## Begin Information supplied

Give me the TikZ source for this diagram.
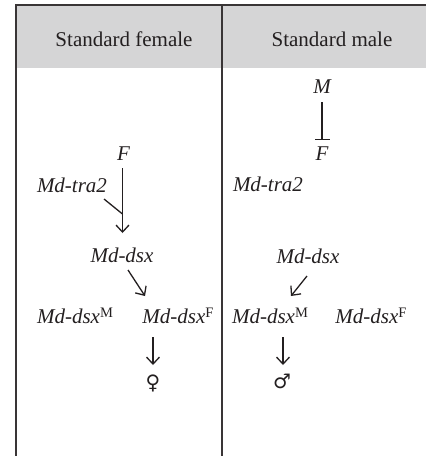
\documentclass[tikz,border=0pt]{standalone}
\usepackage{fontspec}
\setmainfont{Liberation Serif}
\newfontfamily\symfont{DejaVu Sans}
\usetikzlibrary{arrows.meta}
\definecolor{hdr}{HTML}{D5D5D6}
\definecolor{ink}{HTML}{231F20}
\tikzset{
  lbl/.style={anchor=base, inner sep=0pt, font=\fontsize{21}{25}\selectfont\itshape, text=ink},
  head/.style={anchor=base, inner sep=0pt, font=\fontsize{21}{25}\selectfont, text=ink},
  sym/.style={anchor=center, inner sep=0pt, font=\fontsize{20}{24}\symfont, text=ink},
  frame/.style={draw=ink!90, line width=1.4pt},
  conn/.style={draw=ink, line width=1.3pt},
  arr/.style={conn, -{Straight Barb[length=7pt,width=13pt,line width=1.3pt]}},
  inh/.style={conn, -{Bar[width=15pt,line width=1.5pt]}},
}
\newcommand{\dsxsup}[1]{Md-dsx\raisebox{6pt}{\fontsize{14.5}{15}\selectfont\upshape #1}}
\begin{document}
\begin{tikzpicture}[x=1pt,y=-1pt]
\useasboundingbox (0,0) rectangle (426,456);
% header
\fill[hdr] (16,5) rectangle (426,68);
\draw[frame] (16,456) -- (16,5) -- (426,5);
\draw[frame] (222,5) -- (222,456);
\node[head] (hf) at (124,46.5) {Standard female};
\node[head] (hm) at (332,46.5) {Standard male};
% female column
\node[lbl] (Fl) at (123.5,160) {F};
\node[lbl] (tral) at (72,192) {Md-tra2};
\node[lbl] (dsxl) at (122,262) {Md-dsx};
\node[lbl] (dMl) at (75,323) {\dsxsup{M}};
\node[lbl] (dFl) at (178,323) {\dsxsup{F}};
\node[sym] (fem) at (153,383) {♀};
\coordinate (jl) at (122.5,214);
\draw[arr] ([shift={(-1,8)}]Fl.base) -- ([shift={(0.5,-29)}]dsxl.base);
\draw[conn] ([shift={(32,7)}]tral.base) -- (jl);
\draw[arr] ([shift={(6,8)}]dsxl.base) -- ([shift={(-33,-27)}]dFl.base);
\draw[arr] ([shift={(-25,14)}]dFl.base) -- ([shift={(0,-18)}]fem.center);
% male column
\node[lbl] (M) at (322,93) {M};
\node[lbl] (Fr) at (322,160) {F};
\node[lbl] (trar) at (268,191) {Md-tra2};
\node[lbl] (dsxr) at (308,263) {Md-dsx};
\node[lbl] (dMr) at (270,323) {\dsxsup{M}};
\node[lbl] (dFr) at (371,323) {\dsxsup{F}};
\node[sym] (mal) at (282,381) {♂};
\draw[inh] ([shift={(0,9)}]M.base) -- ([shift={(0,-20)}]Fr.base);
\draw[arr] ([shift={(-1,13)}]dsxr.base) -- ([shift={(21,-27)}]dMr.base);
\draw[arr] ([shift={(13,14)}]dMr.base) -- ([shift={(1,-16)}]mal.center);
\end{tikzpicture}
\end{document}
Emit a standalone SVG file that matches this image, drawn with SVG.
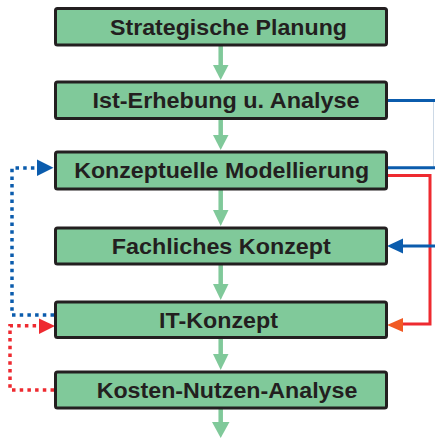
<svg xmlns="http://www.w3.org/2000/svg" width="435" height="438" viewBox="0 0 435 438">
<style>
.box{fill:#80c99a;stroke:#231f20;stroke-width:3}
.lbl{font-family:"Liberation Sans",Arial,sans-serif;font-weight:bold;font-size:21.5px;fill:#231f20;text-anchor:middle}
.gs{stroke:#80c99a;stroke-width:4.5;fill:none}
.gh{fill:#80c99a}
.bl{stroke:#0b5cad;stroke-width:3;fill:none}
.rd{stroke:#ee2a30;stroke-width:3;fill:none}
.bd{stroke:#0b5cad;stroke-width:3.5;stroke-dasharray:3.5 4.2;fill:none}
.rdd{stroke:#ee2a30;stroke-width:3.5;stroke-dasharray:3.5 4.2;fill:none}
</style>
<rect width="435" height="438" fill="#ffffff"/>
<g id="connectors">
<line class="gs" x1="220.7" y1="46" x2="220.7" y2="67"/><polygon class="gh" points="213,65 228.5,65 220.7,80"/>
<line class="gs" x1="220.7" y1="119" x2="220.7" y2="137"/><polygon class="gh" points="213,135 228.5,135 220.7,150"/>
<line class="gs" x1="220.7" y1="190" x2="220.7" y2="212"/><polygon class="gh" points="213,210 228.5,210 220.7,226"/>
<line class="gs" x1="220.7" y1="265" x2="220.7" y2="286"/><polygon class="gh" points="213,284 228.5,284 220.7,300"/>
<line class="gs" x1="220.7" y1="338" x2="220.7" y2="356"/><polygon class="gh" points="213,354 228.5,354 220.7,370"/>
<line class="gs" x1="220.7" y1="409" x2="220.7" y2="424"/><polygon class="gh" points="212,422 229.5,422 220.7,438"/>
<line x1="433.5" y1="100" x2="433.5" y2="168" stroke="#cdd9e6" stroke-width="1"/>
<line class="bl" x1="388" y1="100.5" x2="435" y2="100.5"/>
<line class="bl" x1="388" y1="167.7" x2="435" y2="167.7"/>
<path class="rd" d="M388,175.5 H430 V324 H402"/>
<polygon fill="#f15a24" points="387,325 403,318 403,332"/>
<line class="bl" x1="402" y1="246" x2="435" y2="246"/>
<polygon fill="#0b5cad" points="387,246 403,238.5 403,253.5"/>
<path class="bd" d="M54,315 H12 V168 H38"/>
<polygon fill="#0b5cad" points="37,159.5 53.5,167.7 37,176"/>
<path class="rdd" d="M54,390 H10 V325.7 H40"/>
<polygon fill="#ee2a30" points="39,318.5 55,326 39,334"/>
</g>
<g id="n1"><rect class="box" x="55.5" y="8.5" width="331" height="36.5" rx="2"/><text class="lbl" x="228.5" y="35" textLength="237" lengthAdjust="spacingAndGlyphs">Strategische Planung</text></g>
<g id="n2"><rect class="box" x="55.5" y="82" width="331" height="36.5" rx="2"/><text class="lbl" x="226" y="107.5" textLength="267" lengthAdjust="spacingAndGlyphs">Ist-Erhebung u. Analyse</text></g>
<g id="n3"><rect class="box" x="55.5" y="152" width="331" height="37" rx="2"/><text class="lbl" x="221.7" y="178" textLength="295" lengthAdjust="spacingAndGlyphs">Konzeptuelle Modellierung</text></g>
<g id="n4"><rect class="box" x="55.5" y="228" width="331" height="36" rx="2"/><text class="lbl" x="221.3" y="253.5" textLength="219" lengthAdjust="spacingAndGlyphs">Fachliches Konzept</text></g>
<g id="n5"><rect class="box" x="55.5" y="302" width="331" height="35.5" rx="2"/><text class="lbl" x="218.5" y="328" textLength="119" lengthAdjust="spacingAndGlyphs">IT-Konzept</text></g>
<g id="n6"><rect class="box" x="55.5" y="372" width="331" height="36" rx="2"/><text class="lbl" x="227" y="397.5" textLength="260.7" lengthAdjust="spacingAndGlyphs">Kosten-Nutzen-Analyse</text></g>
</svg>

## End Information supplied

» **Task brief**
Reproduce the records above exactly, leaving out every picture they contain.

» **Task result**
Give me the TikZ source for this diagram.
\documentclass[tikz,border=0pt]{standalone}
\usepackage{fontspec}
\setmainfont{Liberation Serif}
\newfontfamily\symfont{DejaVu Sans}
\usetikzlibrary{arrows.meta}
\definecolor{hdr}{HTML}{D5D5D6}
\definecolor{ink}{HTML}{231F20}
\tikzset{
  lbl/.style={anchor=base, inner sep=0pt, font=\fontsize{21}{25}\selectfont\itshape, text=ink},
  head/.style={anchor=base, inner sep=0pt, font=\fontsize{21}{25}\selectfont, text=ink},
  sym/.style={anchor=center, inner sep=0pt, font=\fontsize{20}{24}\symfont, text=ink},
  frame/.style={draw=ink!90, line width=1.4pt},
  conn/.style={draw=ink, line width=1.3pt},
  arr/.style={conn, -{Straight Barb[length=7pt,width=13pt,line width=1.3pt]}},
  inh/.style={conn, -{Bar[width=15pt,line width=1.5pt]}},
}
\newcommand{\dsxsup}[1]{Md-dsx\raisebox{6pt}{\fontsize{14.5}{15}\selectfont\upshape #1}}
\begin{document}
\begin{tikzpicture}[x=1pt,y=-1pt]
\useasboundingbox (0,0) rectangle (426,456);
% header
\fill[hdr] (16,5) rectangle (426,68);
\draw[frame] (16,456) -- (16,5) -- (426,5);
\draw[frame] (222,5) -- (222,456);
\node[head] (hf) at (124,46.5) {Standard female};
\node[head] (hm) at (332,46.5) {Standard male};
% female column
\node[lbl] (Fl) at (123.5,160) {F};
\node[lbl] (tral) at (72,192) {Md-tra2};
\node[lbl] (dsxl) at (122,262) {Md-dsx};
\node[lbl] (dMl) at (75,323) {\dsxsup{M}};
\node[lbl] (dFl) at (178,323) {\dsxsup{F}};
\node[sym] (fem) at (153,383) {♀};
\coordinate (jl) at (122.5,214);
\draw[arr] ([shift={(-1,8)}]Fl.base) -- ([shift={(0.5,-29)}]dsxl.base);
\draw[conn] ([shift={(32,7)}]tral.base) -- (jl);
\draw[arr] ([shift={(6,8)}]dsxl.base) -- ([shift={(-33,-27)}]dFl.base);
\draw[arr] ([shift={(-25,14)}]dFl.base) -- ([shift={(0,-18)}]fem.center);
% male column
\node[lbl] (M) at (322,93) {M};
\node[lbl] (Fr) at (322,160) {F};
\node[lbl] (trar) at (268,191) {Md-tra2};
\node[lbl] (dsxr) at (308,263) {Md-dsx};
\node[lbl] (dMr) at (270,323) {\dsxsup{M}};
\node[lbl] (dFr) at (371,323) {\dsxsup{F}};
\node[sym] (mal) at (282,381) {♂};
\draw[inh] ([shift={(0,9)}]M.base) -- ([shift={(0,-20)}]Fr.base);
\draw[arr] ([shift={(-1,13)}]dsxr.base) -- ([shift={(21,-27)}]dMr.base);
\draw[arr] ([shift={(13,14)}]dMr.base) -- ([shift={(1,-16)}]mal.center);
\end{tikzpicture}
\end{document}
Emit a standalone SVG file that matches this image, drawn with SVG.
<svg xmlns="http://www.w3.org/2000/svg" width="435" height="438" viewBox="0 0 435 438">
<style>
.box{fill:#80c99a;stroke:#231f20;stroke-width:3}
.lbl{font-family:"Liberation Sans",Arial,sans-serif;font-weight:bold;font-size:21.5px;fill:#231f20;text-anchor:middle}
.gs{stroke:#80c99a;stroke-width:4.5;fill:none}
.gh{fill:#80c99a}
.bl{stroke:#0b5cad;stroke-width:3;fill:none}
.rd{stroke:#ee2a30;stroke-width:3;fill:none}
.bd{stroke:#0b5cad;stroke-width:3.5;stroke-dasharray:3.5 4.2;fill:none}
.rdd{stroke:#ee2a30;stroke-width:3.5;stroke-dasharray:3.5 4.2;fill:none}
</style>
<rect width="435" height="438" fill="#ffffff"/>
<g id="connectors">
<line class="gs" x1="220.7" y1="46" x2="220.7" y2="67"/><polygon class="gh" points="213,65 228.5,65 220.7,80"/>
<line class="gs" x1="220.7" y1="119" x2="220.7" y2="137"/><polygon class="gh" points="213,135 228.5,135 220.7,150"/>
<line class="gs" x1="220.7" y1="190" x2="220.7" y2="212"/><polygon class="gh" points="213,210 228.5,210 220.7,226"/>
<line class="gs" x1="220.7" y1="265" x2="220.7" y2="286"/><polygon class="gh" points="213,284 228.5,284 220.7,300"/>
<line class="gs" x1="220.7" y1="338" x2="220.7" y2="356"/><polygon class="gh" points="213,354 228.5,354 220.7,370"/>
<line class="gs" x1="220.7" y1="409" x2="220.7" y2="424"/><polygon class="gh" points="212,422 229.5,422 220.7,438"/>
<line x1="433.5" y1="100" x2="433.5" y2="168" stroke="#cdd9e6" stroke-width="1"/>
<line class="bl" x1="388" y1="100.5" x2="435" y2="100.5"/>
<line class="bl" x1="388" y1="167.7" x2="435" y2="167.7"/>
<path class="rd" d="M388,175.5 H430 V324 H402"/>
<polygon fill="#f15a24" points="387,325 403,318 403,332"/>
<line class="bl" x1="402" y1="246" x2="435" y2="246"/>
<polygon fill="#0b5cad" points="387,246 403,238.5 403,253.5"/>
<path class="bd" d="M54,315 H12 V168 H38"/>
<polygon fill="#0b5cad" points="37,159.5 53.5,167.7 37,176"/>
<path class="rdd" d="M54,390 H10 V325.7 H40"/>
<polygon fill="#ee2a30" points="39,318.5 55,326 39,334"/>
</g>
<g id="n1"><rect class="box" x="55.5" y="8.5" width="331" height="36.5" rx="2"/><text class="lbl" x="228.5" y="35" textLength="237" lengthAdjust="spacingAndGlyphs">Strategische Planung</text></g>
<g id="n2"><rect class="box" x="55.5" y="82" width="331" height="36.5" rx="2"/><text class="lbl" x="226" y="107.5" textLength="267" lengthAdjust="spacingAndGlyphs">Ist-Erhebung u. Analyse</text></g>
<g id="n3"><rect class="box" x="55.5" y="152" width="331" height="37" rx="2"/><text class="lbl" x="221.7" y="178" textLength="295" lengthAdjust="spacingAndGlyphs">Konzeptuelle Modellierung</text></g>
<g id="n4"><rect class="box" x="55.5" y="228" width="331" height="36" rx="2"/><text class="lbl" x="221.3" y="253.5" textLength="219" lengthAdjust="spacingAndGlyphs">Fachliches Konzept</text></g>
<g id="n5"><rect class="box" x="55.5" y="302" width="331" height="35.5" rx="2"/><text class="lbl" x="218.5" y="328" textLength="119" lengthAdjust="spacingAndGlyphs">IT-Konzept</text></g>
<g id="n6"><rect class="box" x="55.5" y="372" width="331" height="36" rx="2"/><text class="lbl" x="227" y="397.5" textLength="260.7" lengthAdjust="spacingAndGlyphs">Kosten-Nutzen-Analyse</text></g>
</svg>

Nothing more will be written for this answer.